3. The document also clearly outlines the reporting process and monitoring mechanism:

  • Before deliberating the annual report, the NPC Standing Committee will organize inspections or special investigations of state-owned assets.
  • During the deliberation of the report, the relevant State Council department directors must listen to opinions and answer questions.
  • After the deliberation, the NPC Standing Committee’s deliberated opinions must be submitted to the State Council Research Office for processing.
  • If the situation calls for it, the NPC Standing Committee may launch special inquiries to investigate specific issues, and pass legal resolutions.

The backdrop: After Deng Xiaoping’s death in 1997, the Jiang Zemin administration “privatized” state-owned assets in the name of reforming them. The peak “privatization” period occurred between 1998 to 2003, and coincided with the Jiang administration’s push to recruit businessmen and other “capitalists” into the Chinese Communist Party (CCP).

In what appeared to be an attempt to facilitate the “privatization” effort, the Jiang administration closed the State Council’s State-owned Assets Supervision and Administration Commission for six years. Influential officials, Party princelings, and former state-owned enterprise managers seized the window of deregulation to gobble up state-owned assets that were being sold to private investors on the market.

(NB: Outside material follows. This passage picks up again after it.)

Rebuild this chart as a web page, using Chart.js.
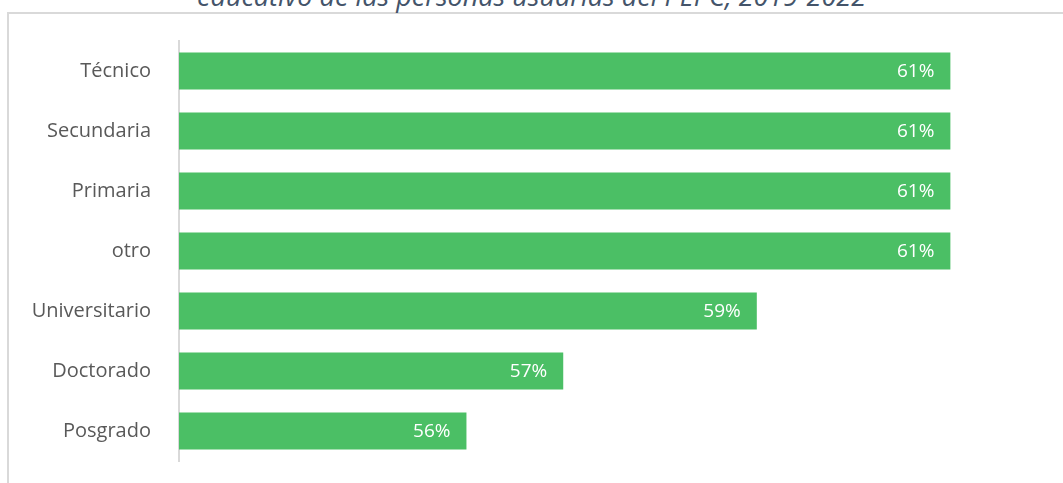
<!DOCTYPE html>
<html lang="es">
<head>
    <meta charset="UTF-8">
    <title>Nivel educativo PEPC</title>
    <script src="https://cdn.jsdelivr.net/npm/chart.js"></script>
    <style>
        html, body {
            margin: 0;
            padding: 0;
            background: #fff;
            overflow: hidden;
        }
        #wrap {
            position: relative;
            width: 1063px;
            height: 483px;
            overflow: hidden;
        }
        #frame {
            position: absolute;
            left: 7px;
            top: 12px;
            width: 1100px;
            height: 520px;
            border: 2px solid #d9d9d9;
        }
        #title {
            position: absolute;
            left: 0;
            width: 1063px;
            top: -23px;
            text-align: center;
            font-family: "Open Sans", sans-serif;
            font-style: italic;
            font-size: 27px;
            color: #44546a;
            white-space: nowrap;
        }
        #chart {
            position: absolute;
            left: 0;
            top: 0;
        }
    </style>
</head>
<body>
<div id="wrap">
    <div id="frame"></div>
    <div id="title">educativo de las personas usuarias del PEPC, 2019-2022</div>
    <canvas id="chart" width="1063" height="483"></canvas>
</div>

<script>
    const categories = ['Técnico', 'Secundaria', 'Primaria', 'otro', 'Universitario', 'Doctorado', 'Posgrado'];
    const values = [61, 61, 61, 61, 59, 57, 56];
    const valueLabels = ['61%', '61%', '61%', '61%', '59%', '57%', '56%'];

    // etiquetas blancas dentro del final de cada barra
    const insideLabels = {
        id: 'insideLabels',
        afterDatasetsDraw(chart) {
            const ctx = chart.ctx;
            const meta = chart.getDatasetMeta(0);
            ctx.save();
            ctx.font = '19px "Open Sans", sans-serif';
            ctx.fillStyle = '#ffffff';
            ctx.textAlign = 'right';
            ctx.textBaseline = 'middle';
            meta.data.forEach((bar, i) => {
                ctx.fillText(valueLabels[i], bar.x - 16, bar.y + 1);
            });
            ctx.restore();
        }
    };

    new Chart(document.getElementById('chart'), {
        type: 'bar',
        data: {
            labels: categories,
            datasets: [{
                data: values,
                backgroundColor: '#4bbf65',
                barPercentage: 0.62,
                categoryPercentage: 1.0
            }]
        },
        options: {
            indexAxis: 'y',
            responsive: false,
            animation: false,
            layout: {
                padding: { left: 0, right: 11, top: 41, bottom: 22 }
            },
            plugins: {
                legend: { display: false },
                tooltip: { enabled: false }
            },
            scales: {
                x: {
                    display: false,
                    min: 53.03,
                    max: 62.05
                },
                y: {
                    grid: { display: false, drawTicks: false },
                    border: { display: true, color: '#d9d9d9', width: 2 },
                    ticks: {
                        padding: 28,
                        color: '#595959',
                        font: { family: '"Open Sans", sans-serif', size: 20 }
                    },
                    afterFit(scale) {
                        scale.width = 179;
                        // el padding de las etiquetas no debe recortar el área
                        scale.paddingTop = 0;
                        scale.paddingBottom = 0;
                    }
                }
            }
        },
        plugins: [insideLabels]
    });
</script>
</body>
</html>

After many state-owned assets were privatized, their new owners started dismissing employees in bulk to lower operating costs. Labor disputes spiked: For instance, there were 33,000 cases of labor disputes in 1995, but 447,000 cases in 2006 and 690,000 in 2008.

Jiang Zemin dealt with the escalating social problems by intensifying suppression during his era of dominance (1997-2012). Between 2008 to 2012, the domestic security apparatus received huge sums in “social stability maintenance” funding: 405 billion yuan (2008), 474 billion yuan (2009), 549 billion yuan (2010), 624 billion yuan (2011), 702 billion yuan (2012). Indeed, domestic security spending outstripped defense spending in those years.

Why it matters: The introduction of the new State Council state asset supervision requirement signals trouble for the Jiang faction.

During the Jiang era, Jiang faction members controlled many Party-owned and state-owned businesses. For instance, purged China Telecom chairman Chang Xiaobing used to head China Unicom for 11 years. Jiang Mianheng, the elder son of Jiang Zemin, controlled China Netcom and China Unicom for many years through Shanghai Alliance Investment Ltd., the Shanghai municipal government’s investment arm. Meanwhile, former public security ministers Zhou Yongkang and Guo Shengkun both headed state-owned enterprises before entering politics.

Our take:

1. Xi Jinping is increasing the NPC’s supervisory power over the government apparatus. In some regards, the new procedure outlined in the CLGCDR document resembles that of a United States congressional oversight hearing.

2. By tightening supervision over state-owned assets, Xi is beginning to move against the Jiang faction members who control industries that are directly tied to the national economy.

3. Princelings in the financial sector who continue to resist Beijing’s policies could be targeted next under the anti-corruption campaign.